Ispán of Szatmár
- Reign: 1272
- Predecessor: unknown
- Successor: Ernye Ákos
- Died: after 1278
- Noble family: gens Rosd
- Father: Andrew (Endre)

= Demetrius Rosd =

Hungarian nobleman

Demetrius (I) from the kindred Rosd (Rosd nembeli (I.) Demeter; died after 1278) was a Hungarian nobleman and soldier in the second half of the 13th century. He served as ispán of Kraszna, Szatmár counties and the royal lordship of Telegd (today Tileagd, Romania) in 1272.

==Ancestry==
Demetrius was born into an ancient Hungarian kindred, the gens (clan) Rosd as the son of Andrew (or Endre). He had a younger brother Michael the Small. Throughout their lives, they worked closely together on wealth acquisition and political involvement. The kindred possessed landholdings and villages in Rosd Island on the Danube (present-day known as Szentendre Island), in addition along the nearby opposite shoreline of the river on the eastern edge of Pilis royal forest. Demetrius lived in a manor in the village Tah.

==Career==
The political and social rise of the brothers was made possible by a dynastic conflict that escalated into a civil war. The relationship between King Béla IV and his eldest son Stephen became tense by the early 1260s. After a brief skirmish, Stephen forced his father to cede all the lands of the Kingdom of Hungary to the east of the Danube to him and adopted the title of junior king in 1262. The landholdings of the Rosd clan came into the border zone of the two emerging domains. Both Demetrius and Michael joined Stephen's retinue, connecting their fate, fortune and social ascendancy to the power aspirations of the younger king. Both Demetrius and Michael left behind their possessions in Central Hungary in order to serve Duke Stephen in his realm. By the autumn of 1264, both parties prepared for war. While Demetrius joined Stephen's army in Transylvania, Michael remained in the castle of Füzér in order to protect from Béla's forces. When the royal army invaded Stephen's realm in December 1264, Demetrius participated in the initial battle near Déva (Deva, present-day Romania). Béla's advancing army, commanded by Lawrence, son of Kemény forced Stephen to retreat as far as the castle at Feketehalom (Codlea, Romania) in the easternmost corner of Transylvania. Demetrius was among the few dozen defenders during the siege of Feketehalom at the turn of 1264 and 1265. The attackers kept the younger king's forces under constant pressure and it is plausible that the defenders soon exhausted their reserves. As a result, Stephen intended to send his special envoy Demetrius Rosd to his parents, Béla and Maria, in order to seek mercy, but the besiegers captured him and Lawrence tortured the prisoner. After Stephen's victory at Feketehalom due to the arrival of the rescue army, Demetrius was freed from captivity. Along with his brother Michael, he participated in the subsequent battle somewhere in Tiszántúl against Ernye Ákos' army in the second half of February 1265. They were also present in the decisive Battle of Isaszeg in early March 1265.

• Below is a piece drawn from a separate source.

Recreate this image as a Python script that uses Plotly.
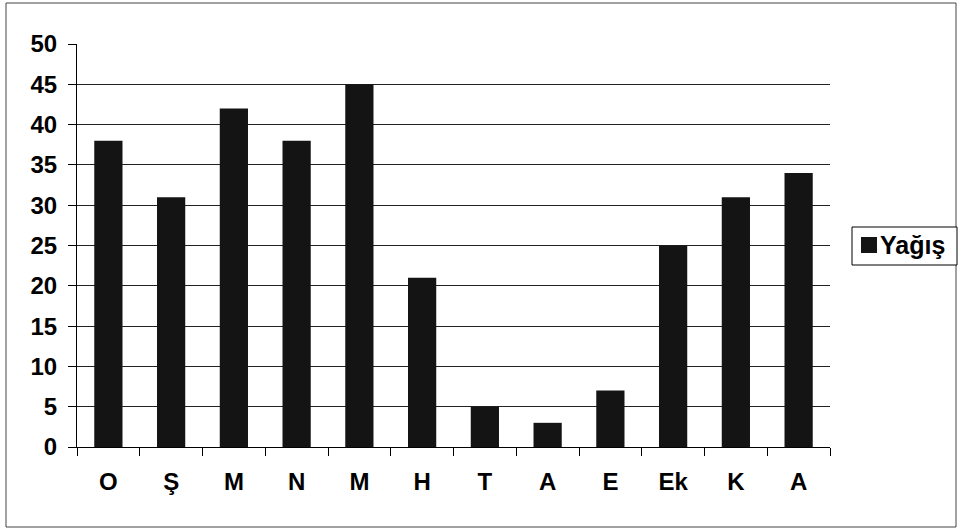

After the reconciliation between Béla and Stephen in 1266, Demetrius was delegated by the younger king to the restored national joint judicial courts composed of the partisans of the two monarchs. Shortly before Stephen V ascended the Hungarian throne in 1270, the younger king generously rewarded his faithful partisans, including the Rosd brothers, Demetrius and Michael, who were granted Füzér Castle and its lordship, altogether eleven villages, including Füzér, Komlós, Nyíri, Kajata and Telki in Abaúj County. Stephen – now as king of whole Hungary – confirmed these land donations in February 1272. Demetrius also owned a portion in Szada in Zemplén County. He donated the estate to his faithful servants in 1278. Demetrius and Michael also received the right of patronage over the Cistercian Klostermarienberg Abbey (Borsmonostor, today part of Mannersdorf an der Rabnitz, Austria) sometime around 1270. Demetrius was styled as ispán of Kraszna and Szatmár counties in June 1272, shortly before the tragic events which led to Stephen's death. Demetrius was also referred to as ispán of Telegd which occasional title does not appear in the sources before nor after. Sometime in 1274 or 1275, during the first phase of the feudal anarchy, Demetrius and Michael was temporarily deprived from the right of patronage over Borsmonostor in favor of Lawrence Aba. However, they regained the right by Ladislaus IV in November 1277, again dismissing Lawrence Aba from this position. Demetrius died after 1278. He had no known wives nor descendants.